You can even go straight into playing the Champions League final – a really nice touch.
Kick-off might seem like a mode you’ll never touch, but that’s not the case in FIFA 19. EA has added a load of new ways to play and some are ridiculously fun. You can play a game where only heads and volleys count, or another option where you lose a player every time you score.
Aside from including nods to the Europa and Champions League, almost nothing else has changed in career mode. And that’s a shame. You’ve still got those clever real-time contract and transfer negotiations, which sees players and managers walk into your office and you engage in a dialogue to try and seal that deal, but even these become tedious after you’ve done a few.
‘The Journey: Champions’ is the final instalment in EA’s surprisingly successful single-player story and it’s the first to allow you to play as more than one character. Alex Hunter remains the hero, but you can switch to his friend Danny or sister Kim throughout. As you can probably imagine, the Champions League plays a big role in this year’s story.
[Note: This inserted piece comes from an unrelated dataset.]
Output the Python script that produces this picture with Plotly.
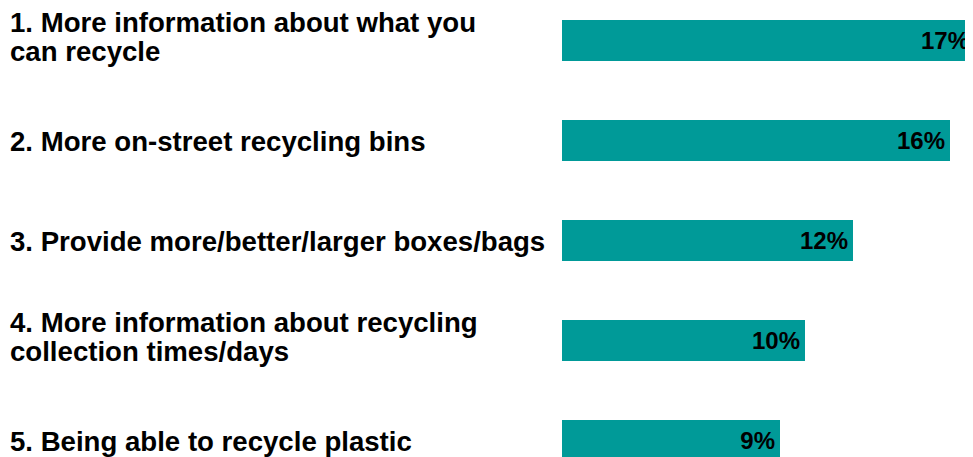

The final part of the puzzle for FIFA is Ultimate Team. This card-based online and offline mode is hugely popular and equally as addictive. The only real updates to this are some UI tweaks, but you do benefit from Champions League updates and the gameplay benefits. If you weren’t an Ultimate Team fan before this likely won’t sway.
FIFA 19 vs PES 2019 – Verdict
Neither FIFA 19 nor PES 2019 are huge step-forwards. Instead they make smaller tweaks to the already familiar formula.
Both games feel more fluid than their predecessors and as a result offer up a more realistic game of football. FIFA’s new Active Touch System is arguably the biggest gameplay tweak across both games, and is a welcome addition.